Background: Current chemotherapies for advanced stage metastatic bladder cancer often result in severe side effects, and most patients become drug resistant over time. Thus, there is a need for more effective therapies with minimal side effects.
Objective: The acid/base balance in tumor cells is essential for tumor cell functioning. We reasoned that simultaneous targeting of pH homeostasis and survival pathways would improve therapeutic efficacy. We evaluated the effectiveness of targeting pH homeostasis with the carbonic anhydrase inhibitor acetazolamide (AZ) in combination with the survival pathway targeting isothiocyanate sulforaphane (SFN) on the HTB-9 and RT112(H) human bladder tumor cell lines.
Materials and methods: We assessed viability, proliferation, and survival in vitro and effect on xenografts in vivo.

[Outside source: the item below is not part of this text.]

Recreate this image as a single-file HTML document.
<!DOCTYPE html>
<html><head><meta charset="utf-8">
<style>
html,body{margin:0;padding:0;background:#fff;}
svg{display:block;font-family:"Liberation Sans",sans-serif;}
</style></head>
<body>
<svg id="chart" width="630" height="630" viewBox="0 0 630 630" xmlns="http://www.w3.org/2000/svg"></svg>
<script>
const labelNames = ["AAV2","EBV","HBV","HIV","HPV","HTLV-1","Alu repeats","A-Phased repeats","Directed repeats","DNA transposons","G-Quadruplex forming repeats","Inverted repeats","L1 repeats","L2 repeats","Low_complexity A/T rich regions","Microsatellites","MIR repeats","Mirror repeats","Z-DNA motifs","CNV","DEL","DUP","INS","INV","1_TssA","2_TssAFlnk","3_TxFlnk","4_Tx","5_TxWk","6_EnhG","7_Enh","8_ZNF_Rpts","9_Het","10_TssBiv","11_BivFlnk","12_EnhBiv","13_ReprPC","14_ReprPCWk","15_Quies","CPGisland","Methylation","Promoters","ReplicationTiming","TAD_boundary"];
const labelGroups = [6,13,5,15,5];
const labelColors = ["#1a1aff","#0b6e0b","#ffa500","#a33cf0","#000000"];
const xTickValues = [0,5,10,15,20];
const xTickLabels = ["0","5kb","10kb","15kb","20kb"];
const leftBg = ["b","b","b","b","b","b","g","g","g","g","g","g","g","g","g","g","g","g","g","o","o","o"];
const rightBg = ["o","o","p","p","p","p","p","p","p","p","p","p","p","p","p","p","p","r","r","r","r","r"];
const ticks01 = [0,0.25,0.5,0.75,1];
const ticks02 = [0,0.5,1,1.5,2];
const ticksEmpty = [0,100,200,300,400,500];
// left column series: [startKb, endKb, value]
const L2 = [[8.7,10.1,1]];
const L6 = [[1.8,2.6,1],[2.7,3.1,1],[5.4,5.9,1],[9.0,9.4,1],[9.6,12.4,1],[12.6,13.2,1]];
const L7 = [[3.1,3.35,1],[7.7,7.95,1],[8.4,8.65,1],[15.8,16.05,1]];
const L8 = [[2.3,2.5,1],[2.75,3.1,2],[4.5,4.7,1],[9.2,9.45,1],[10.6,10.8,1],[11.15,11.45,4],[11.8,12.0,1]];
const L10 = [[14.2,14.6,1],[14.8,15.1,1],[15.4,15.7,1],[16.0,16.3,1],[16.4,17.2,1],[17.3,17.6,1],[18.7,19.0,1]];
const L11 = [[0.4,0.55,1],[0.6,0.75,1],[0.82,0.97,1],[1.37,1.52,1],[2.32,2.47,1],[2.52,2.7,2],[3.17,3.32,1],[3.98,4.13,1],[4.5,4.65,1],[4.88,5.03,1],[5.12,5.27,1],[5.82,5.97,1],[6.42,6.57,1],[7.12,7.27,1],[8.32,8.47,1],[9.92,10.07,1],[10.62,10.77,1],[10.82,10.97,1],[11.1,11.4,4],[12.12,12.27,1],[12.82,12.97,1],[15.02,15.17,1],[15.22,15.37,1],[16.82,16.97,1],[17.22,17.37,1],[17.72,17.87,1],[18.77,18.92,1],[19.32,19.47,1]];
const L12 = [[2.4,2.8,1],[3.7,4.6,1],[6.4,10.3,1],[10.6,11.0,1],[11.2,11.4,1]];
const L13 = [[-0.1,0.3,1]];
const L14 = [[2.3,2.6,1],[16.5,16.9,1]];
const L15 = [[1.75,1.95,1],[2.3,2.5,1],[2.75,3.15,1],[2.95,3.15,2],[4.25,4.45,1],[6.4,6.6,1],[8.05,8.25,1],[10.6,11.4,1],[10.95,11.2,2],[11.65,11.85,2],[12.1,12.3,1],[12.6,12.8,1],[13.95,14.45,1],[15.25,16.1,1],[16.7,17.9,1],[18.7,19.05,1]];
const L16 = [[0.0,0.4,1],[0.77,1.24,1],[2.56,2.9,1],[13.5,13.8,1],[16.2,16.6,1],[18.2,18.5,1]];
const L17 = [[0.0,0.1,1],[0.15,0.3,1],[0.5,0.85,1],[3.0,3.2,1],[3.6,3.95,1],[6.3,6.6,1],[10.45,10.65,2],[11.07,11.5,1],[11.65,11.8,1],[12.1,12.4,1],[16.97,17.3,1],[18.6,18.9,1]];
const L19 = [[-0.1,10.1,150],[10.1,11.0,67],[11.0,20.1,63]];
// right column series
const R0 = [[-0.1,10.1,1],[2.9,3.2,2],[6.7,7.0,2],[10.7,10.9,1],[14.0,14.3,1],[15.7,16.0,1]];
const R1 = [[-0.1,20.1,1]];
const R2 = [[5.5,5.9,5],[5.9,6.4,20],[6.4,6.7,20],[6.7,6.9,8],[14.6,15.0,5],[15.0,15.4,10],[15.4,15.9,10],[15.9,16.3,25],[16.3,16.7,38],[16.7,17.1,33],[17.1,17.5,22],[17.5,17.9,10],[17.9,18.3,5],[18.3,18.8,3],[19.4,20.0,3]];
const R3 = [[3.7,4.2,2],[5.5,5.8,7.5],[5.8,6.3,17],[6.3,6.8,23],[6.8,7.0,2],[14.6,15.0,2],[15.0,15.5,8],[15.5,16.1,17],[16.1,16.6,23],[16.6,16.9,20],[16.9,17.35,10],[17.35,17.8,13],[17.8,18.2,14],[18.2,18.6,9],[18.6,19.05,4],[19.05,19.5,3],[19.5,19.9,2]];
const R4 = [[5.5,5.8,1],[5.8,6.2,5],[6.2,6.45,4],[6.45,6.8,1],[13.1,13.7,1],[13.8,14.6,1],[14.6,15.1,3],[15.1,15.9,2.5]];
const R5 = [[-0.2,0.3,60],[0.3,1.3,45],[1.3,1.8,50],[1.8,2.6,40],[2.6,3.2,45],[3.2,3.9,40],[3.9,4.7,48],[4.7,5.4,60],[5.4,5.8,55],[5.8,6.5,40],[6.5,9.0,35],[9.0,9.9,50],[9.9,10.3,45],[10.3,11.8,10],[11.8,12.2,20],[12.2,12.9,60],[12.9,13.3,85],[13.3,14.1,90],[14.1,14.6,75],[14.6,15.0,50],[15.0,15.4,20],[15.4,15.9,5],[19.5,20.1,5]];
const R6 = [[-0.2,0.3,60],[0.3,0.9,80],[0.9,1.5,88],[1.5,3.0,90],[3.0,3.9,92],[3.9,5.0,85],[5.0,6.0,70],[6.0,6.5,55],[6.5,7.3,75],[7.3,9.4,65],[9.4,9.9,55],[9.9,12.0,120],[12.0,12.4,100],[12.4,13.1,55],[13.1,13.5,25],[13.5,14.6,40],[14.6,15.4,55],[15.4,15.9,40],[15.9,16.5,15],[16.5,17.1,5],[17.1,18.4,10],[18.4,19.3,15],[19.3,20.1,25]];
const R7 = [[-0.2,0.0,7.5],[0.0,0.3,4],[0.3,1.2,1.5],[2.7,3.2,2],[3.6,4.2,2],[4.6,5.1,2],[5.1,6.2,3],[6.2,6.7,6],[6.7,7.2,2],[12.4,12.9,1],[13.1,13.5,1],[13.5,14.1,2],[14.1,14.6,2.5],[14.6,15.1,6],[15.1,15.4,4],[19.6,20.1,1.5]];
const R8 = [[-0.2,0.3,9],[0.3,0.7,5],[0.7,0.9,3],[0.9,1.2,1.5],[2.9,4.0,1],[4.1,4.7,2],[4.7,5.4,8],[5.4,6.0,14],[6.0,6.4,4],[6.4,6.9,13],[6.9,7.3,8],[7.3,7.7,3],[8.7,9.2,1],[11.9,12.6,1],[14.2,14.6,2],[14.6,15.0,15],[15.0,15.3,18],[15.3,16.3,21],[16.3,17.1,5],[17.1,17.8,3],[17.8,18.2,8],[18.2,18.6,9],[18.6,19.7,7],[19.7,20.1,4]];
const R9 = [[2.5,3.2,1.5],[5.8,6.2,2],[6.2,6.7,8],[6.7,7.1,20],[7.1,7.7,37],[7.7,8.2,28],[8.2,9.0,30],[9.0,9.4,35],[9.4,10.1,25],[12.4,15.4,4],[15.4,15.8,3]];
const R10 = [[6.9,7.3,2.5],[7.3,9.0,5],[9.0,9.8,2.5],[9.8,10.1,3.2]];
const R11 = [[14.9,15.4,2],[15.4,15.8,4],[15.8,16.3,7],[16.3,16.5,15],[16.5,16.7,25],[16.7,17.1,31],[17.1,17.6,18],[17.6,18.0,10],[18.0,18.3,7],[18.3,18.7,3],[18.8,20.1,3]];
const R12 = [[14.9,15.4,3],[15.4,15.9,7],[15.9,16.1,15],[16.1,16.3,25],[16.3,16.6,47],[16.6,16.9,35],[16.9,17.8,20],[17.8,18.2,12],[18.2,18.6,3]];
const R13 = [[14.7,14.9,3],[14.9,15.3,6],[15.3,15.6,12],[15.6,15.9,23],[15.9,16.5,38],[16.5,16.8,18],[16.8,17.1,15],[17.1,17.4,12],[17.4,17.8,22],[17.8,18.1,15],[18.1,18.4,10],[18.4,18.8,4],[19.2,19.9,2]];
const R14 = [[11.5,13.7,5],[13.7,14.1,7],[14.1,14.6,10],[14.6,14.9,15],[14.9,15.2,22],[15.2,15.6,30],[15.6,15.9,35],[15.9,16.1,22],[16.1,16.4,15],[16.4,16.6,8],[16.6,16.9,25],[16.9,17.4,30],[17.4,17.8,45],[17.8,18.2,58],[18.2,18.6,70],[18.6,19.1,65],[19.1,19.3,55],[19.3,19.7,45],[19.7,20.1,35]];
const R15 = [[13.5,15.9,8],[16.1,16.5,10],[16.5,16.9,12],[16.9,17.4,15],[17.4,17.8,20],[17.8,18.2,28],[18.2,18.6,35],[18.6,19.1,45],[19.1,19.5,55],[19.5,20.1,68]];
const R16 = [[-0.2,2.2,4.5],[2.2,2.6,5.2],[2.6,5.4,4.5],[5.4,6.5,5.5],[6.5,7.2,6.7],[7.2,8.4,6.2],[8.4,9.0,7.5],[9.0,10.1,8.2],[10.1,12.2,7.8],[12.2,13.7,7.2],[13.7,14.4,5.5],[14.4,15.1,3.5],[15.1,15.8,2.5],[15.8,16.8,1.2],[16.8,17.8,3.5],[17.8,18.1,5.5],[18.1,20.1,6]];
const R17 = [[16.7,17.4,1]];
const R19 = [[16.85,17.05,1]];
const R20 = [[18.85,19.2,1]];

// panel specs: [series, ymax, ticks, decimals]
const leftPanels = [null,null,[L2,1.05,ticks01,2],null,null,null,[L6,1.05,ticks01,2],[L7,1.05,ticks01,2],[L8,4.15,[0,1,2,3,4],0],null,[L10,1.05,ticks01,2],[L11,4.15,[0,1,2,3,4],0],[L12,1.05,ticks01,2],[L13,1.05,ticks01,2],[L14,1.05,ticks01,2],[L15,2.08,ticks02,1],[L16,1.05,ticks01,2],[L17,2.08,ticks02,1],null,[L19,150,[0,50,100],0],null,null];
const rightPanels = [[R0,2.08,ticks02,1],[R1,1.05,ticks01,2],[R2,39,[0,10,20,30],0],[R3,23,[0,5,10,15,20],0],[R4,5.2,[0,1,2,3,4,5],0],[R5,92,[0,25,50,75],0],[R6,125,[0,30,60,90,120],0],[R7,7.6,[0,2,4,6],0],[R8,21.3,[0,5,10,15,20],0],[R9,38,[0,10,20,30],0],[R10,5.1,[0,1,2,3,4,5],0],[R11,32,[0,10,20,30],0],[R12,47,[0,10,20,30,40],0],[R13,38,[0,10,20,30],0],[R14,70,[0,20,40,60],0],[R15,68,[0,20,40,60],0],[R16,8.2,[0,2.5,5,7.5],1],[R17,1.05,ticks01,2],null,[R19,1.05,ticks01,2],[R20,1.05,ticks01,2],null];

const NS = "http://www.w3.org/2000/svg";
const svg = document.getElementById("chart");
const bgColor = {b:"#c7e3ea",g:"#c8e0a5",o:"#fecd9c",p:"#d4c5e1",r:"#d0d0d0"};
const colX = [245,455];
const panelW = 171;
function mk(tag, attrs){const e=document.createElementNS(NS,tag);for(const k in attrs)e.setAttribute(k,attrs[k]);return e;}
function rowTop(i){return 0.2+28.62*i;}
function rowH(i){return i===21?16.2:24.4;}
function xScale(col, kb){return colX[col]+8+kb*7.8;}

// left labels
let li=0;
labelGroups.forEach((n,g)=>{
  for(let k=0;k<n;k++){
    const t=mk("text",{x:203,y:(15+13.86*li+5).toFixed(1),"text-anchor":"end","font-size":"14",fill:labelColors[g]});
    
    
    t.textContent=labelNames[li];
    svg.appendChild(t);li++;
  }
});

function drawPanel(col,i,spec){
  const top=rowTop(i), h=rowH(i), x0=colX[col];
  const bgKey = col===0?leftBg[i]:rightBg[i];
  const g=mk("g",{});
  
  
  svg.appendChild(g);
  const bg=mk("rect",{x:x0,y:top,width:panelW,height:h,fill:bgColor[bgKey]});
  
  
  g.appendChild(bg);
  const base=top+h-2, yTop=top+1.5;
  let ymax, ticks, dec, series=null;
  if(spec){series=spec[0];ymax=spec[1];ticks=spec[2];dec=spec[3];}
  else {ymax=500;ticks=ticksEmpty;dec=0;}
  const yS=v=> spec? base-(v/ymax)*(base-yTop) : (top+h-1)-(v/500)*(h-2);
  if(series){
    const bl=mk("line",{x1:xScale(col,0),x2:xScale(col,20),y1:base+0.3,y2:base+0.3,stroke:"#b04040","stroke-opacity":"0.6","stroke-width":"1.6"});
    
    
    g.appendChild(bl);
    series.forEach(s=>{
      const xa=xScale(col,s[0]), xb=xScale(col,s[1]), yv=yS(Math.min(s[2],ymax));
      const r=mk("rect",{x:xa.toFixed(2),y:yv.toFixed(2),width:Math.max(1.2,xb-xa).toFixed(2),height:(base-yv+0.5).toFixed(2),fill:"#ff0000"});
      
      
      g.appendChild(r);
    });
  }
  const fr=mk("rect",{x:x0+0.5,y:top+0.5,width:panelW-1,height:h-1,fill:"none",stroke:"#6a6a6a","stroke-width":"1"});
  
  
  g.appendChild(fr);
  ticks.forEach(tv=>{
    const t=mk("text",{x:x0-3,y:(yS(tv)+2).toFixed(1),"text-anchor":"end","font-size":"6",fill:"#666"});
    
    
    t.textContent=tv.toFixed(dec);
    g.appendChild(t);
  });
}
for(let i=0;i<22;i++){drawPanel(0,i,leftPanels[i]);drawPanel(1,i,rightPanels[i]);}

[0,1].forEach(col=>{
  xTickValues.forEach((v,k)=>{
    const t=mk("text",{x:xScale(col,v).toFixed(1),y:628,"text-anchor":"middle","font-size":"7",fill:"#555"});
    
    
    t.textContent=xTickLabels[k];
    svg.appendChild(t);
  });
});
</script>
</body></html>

Results: Combination AZ + SFN treatment induced dose-dependent suppression of growth, produced a potent anti-proliferative and anti-clonogenic effect, and induced apoptosis through caspase-3 and PARP activation. The anti-proliferative effect was corroborated by significant reductions in Ki-67, pHH3, cyclin D1, and sustained induction of the cell cycle inhibitors, p21 and p27. Both active p-Akt (Ser473) and p-S6 were significantly downregulated in the AZ + SFN combination treated cells with a concomitant inhibition of Akt kinase activity. The inhibitory effects of the AZ + SFN combination treatment showed similar efficacy as the dual PI3K/mTOR pathway inhibitor NVP-BEZ235, albeit at an expected higher dose. In terms of the effect on the metastatic potential of these bladder cancers, we found downregulated expression of carbonic anhydrase 9 (CA9) concomitant with reductions in both E-cadherin, N-cadherin, and vimentin proteins mitigating the epithelial-to-mesenchymal transition (EMT), suggesting negation of this program.
Conclusion: We suggest that reductions in these components could be linked with downregulation of the survival mediated Akt pathway and suggested an active role of the Akt pathway in bladder cancer. Altogether, our in vitro and pre-clinical model data support the potential use of an AZ + SFN combination for the treatment of bladder cancer.